Memórias - Parte 5

Devo salientar que a vovó fora criada com recursos bastantes, pois seu pai era senhor de escravos, como ficasse órfã de mãe aos 10 anos, sofreu sentimentalmente. Aos 15 anos conhece um jovem inglês, natural de Liverpool, onde estudou medicina, não chegando, contudo a se formar, vindo para o Brasil, após seu pai que viera instalar as primeiras máquinas de tecelagem no país e nossa cidade era pioneira nesta indústria! Amaram-se muito e contraíram núpcias em 1885. Foram residir numa fazenda de cocos de frente para o oceano com oito quilômetros de frente por 20 quilômetros de fundos, pertencente ao velho inglês e filhos em número de três ainda residentes na Europa. Ali naquele recanto que era maravilhoso, em contato direto com a natureza, eles tiveram 14 filhos. Além de cuidar da numerosa prole, ele dedicava-se a ministrar remédios às pobres gentes caiçaras que afluíam das redondezas. A necessidade de médicos era muito grande e ele conseguiu se licenciar farmacêutico e então deixou a fazenda com escravos alforriados que não quiseram deixa-los depois da Lei Áurea e foi em busca de uma cidade próxima e instalou ali sua farmácia e comprou mais uma fazenda de laranjas, cacau e cravo da Índia. Viveram felizes, em plena harmonia! Chegou o apelo de outra cidade necessitada de recursos médicos e ele se dispôs a atender e quando viajava em companhia do meu pai, (que era o 4º filho, porém em lugar de mais velho visto os três primeiros terem morrido ainda na infância) sentiu-se muito mal e parou na casa de um amigo. Ali deu os últimos conselhos e recomendações ao filho, que nesta época tinha 17 anos, e faleceu, longe da esposa querida e dos cinco filhos, uma de apenas 21 dias de nascida.

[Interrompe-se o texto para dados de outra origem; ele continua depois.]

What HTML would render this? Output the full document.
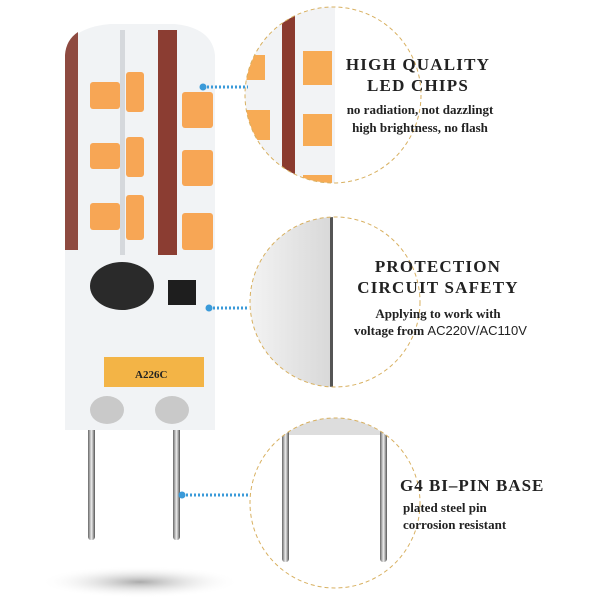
<!DOCTYPE html>
<html><head><meta charset="utf-8"><style>
html,body{margin:0;padding:0;background:#fff;}
svg{display:block}
text{font-family:"Liberation Serif",serif;font-weight:bold;fill:#222}
</style></head><body>
<svg width="610" height="610" viewBox="0 0 610 610" xmlns="http://www.w3.org/2000/svg">
<defs>
<clipPath id="c1"><circle cx="333" cy="95" r="88"/></clipPath>
<clipPath id="c2"><circle cx="335" cy="302" r="85"/></clipPath>
<clipPath id="c3"><circle cx="335" cy="503" r="85"/></clipPath>
<linearGradient id="pin" x1="0" x2="1"><stop offset="0" stop-color="#666"/><stop offset=".5" stop-color="#eee"/><stop offset="1" stop-color="#555"/></linearGradient>
<linearGradient id="gr" x1="0" x2="1"><stop offset="0" stop-color="#f6f6f6"/><stop offset="1" stop-color="#d8d8d8"/></linearGradient>
<radialGradient id="sh"><stop offset="0" stop-color="#aaa"/><stop offset="1" stop-color="#fff" stop-opacity="0"/></radialGradient>
</defs>
<ellipse cx="140" cy="582" rx="100" ry="16" fill="url(#sh)"/>
<!-- pins -->
<rect x="88" y="425" width="7" height="115" rx="3" fill="url(#pin)"/>
<rect x="173" y="425" width="7" height="115" rx="3" fill="url(#pin)"/>
<!-- bulb body -->
<path d="M65 55 Q68 28 110 24 L175 24 Q212 28 215 55 L215 430 L65 430 Z" fill="#f1f3f5"/>
<path d="M65 55 Q66 40 78 32 L78 250 L65 250 Z" fill="#8e4a40"/>
<rect x="158" y="30" width="19" height="225" fill="#8b3d32"/>
<rect x="120" y="30" width="5" height="225" fill="#d5d8dc"/>
<g fill="#f7a655">
<rect x="90" y="82" width="30" height="27" rx="3"/><rect x="90" y="143" width="30" height="26" rx="3"/><rect x="90" y="203" width="30" height="27" rx="3"/>
<rect x="126" y="72" width="18" height="40" rx="3"/><rect x="126" y="137" width="18" height="40" rx="3"/><rect x="126" y="195" width="18" height="45" rx="3"/>
<rect x="182" y="92" width="31" height="36" rx="3"/><rect x="182" y="150" width="31" height="36" rx="3"/><rect x="182" y="213" width="31" height="37" rx="3"/>
</g>
<ellipse cx="122" cy="286" rx="32" ry="24" fill="#2a2a2a"/>
<rect x="168" y="280" width="28" height="25" fill="#1e1e1e"/>
<rect x="104" y="357" width="62" height="30" fill="#aaa"/>
<rect x="104" y="357" width="100" height="30" fill="#f3b446"/>
<text x="135" y="378" font-size="11" font-family="Liberation Sans" fill="#a06020">A226C</text>
<ellipse cx="107" cy="410" rx="17" ry="14" fill="#c9c9c9"/><ellipse cx="172" cy="410" rx="17" ry="14" fill="#c9c9c9"/>
<!-- circle 1 content -->
<g clip-path="url(#c1)">
<rect x="240" y="0" width="95" height="190" fill="#f2f3f5"/>
<rect x="282" y="0" width="13" height="190" fill="#8b3a2e"/>
<rect x="303" y="51" width="29" height="34" fill="#f7ab55"/>
<rect x="303" y="114" width="29" height="32" fill="#f7ab55"/>
<rect x="303" y="175" width="29" height="20" fill="#f7ab55"/>
<rect x="245" y="55" width="20" height="25" fill="#f7ab55"/>
<rect x="245" y="110" width="25" height="30" fill="#f7ab55"/>
</g>
<circle cx="333" cy="95" r="88" fill="none" stroke="#d8b060" stroke-dasharray="4,3"/>
<!-- circle 2 -->
<g clip-path="url(#c2)"><rect x="240" y="210" width="92" height="180" fill="url(#gr)"/><rect x="330" y="210" width="3" height="180" fill="#555"/></g>
<circle cx="335" cy="302" r="85" fill="none" stroke="#d8b060" stroke-dasharray="4,3"/>
<!-- circle 3 -->
<g clip-path="url(#c3)"><rect x="270" y="417" width="130" height="18" fill="#ddd"/>
<rect x="282" y="430" width="7" height="132" rx="3" fill="url(#pin)"/><rect x="380" y="430" width="7" height="132" rx="3" fill="url(#pin)"/></g>
<circle cx="335" cy="503" r="85" fill="none" stroke="#d8b060" stroke-dasharray="4,3"/>
<!-- connectors -->
<g stroke="#3a9ad9" stroke-width="3" stroke-dasharray="2,2">
<line x1="203" y1="87" x2="248" y2="87"/><line x1="209" y1="308" x2="248" y2="308"/><line x1="182" y1="495" x2="248" y2="495"/>
</g>
<circle cx="203" cy="87" r="3.5" fill="#3a9ad9"/><circle cx="209" cy="308" r="3.5" fill="#3a9ad9"/><circle cx="182" cy="495" r="3.5" fill="#3a9ad9"/>
<!-- text -->
<g text-anchor="middle">
<text x="418" y="70" font-size="17" letter-spacing="1.2">HIGH QUALITY</text>
<text x="418" y="91" font-size="17" letter-spacing="1.2">LED CHIPS</text>
<text x="420" y="114" font-size="13">no radiation, not dazzlingt</text>
<text x="420" y="132" font-size="13">high brightness, no flash</text>
<text x="438" y="272" font-size="17" letter-spacing="1.2">PROTECTION</text>
<text x="438" y="293" font-size="17" letter-spacing="1.2">CIRCUIT SAFETY</text>
<text x="438" y="318" font-size="13">Applying to work with</text>
</g>
<text x="354" y="335" font-size="13">voltage from <tspan font-family="Liberation Sans" font-weight="normal">AC220V/AC110V</tspan></text>
<text x="400" y="491" font-size="17" letter-spacing="1">G4 BI–PIN BASE</text>
<text x="403" y="512" font-size="13">plated steel pin</text>
<text x="403" y="529" font-size="13">corrosion resistant</text>
</svg>
</body></html>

Meu pai assiste ao funeral, naturalmente traumatizado diante de tamanho golpe! Fica ali na cidade de Lage o corpo do querido pai! Volta tristonho, chocado para o lar onde teria agora a responsabilidade de chefe da casa. Depois do choque e abalo sentimental de toda a família surge o velho pai de minha avó, este era português, havia sido mau senhor , era prepotente e coloca-se como tutor da filha. Surgem as intrigas entre avô e neto e aquele agindo gananciosamente, colabora para que fossem vendidos as fazendas, farmácias e outros bens. Voltam agora a viúva e filhos para a terra natal, onde seu pai era funcionário da Prefeitura e já tem outra família, pois se casou em segunda núpcias. Aí na cidade, com o filho mais velho revoltado e irresponsável vê acabar todo o dinheiro e agora teria de manter os filhos. Como amara muito o marido não deseja casar-se então luta muito, arranja um emprego naquela indústria de tecidos e nas horas disponíveis atende a muitas parturientes, profissão que herdara do marido. É nesta árdua luta que adquiriu aquela terrível bronquite asmática. Não obstante dedica-se ao próximo com todas as suas forças. Podia-se contar as crianças vindas ao mundo com a sua colaboração às centenas. E é assim que chega ao ponto a que nos referíamos de precisar de um abrigo, nem mesmo com uma sobrinha rica que precisara de seus serviços de parto para 10 filhos pode contar! Foi a isto que assisti naquela emergência, então o jeito foi a vovó vir para o nosso barraco e ali com muita febre eu assistia a velha delirar e no seu delírio chamava ainda pelo querido esposo, após 38 anos de partida. Isto é que era amor!

Após o conserto da casa, voltamos todos: a mamãe, a vovó, eu e minha irmã com sete anos, para aquele bairro, que tão aborrecida havia eu deixado. Pelo menos havia alguma coisa que me alegrava. Pois pensava eu, naquele ambiente seria mais fácil vencer, pois apesar da pobreza o povo trabalhava, era ordeiro e donde nós saíamos o comum era jogo, álcool, prostituição, macumba e vadiagem. Mas Deus nos guardou e nada daquelas coisas negativas nos contaminou.

Agora 1947, logo no mês de março, o primo que ficara órfão juntamente comigo, agora com 16 anos, ouviu um ruído intenso, julgando ser um avião caindo sai do sobrado em desabalada carreira e foi encontrar-se com a morte no quintal da casa onde a alguns metros passava um fio de alta tensão que incendiara-se e ele deixou esta vida, sem muito amor nem carinho, já que a mãe dele o havia abandonado, indo para o Rio de Janeiro de onde dias antes tinha mandado buscar a outra filha. No entanto para a minha avó é mais um golpe a que só resistiria porque tinha muita fé e resignação, pois só havia dez meses que perdera os filhos e agora mais um neto querido! Tudo isto mais uma vez assisti tristemente!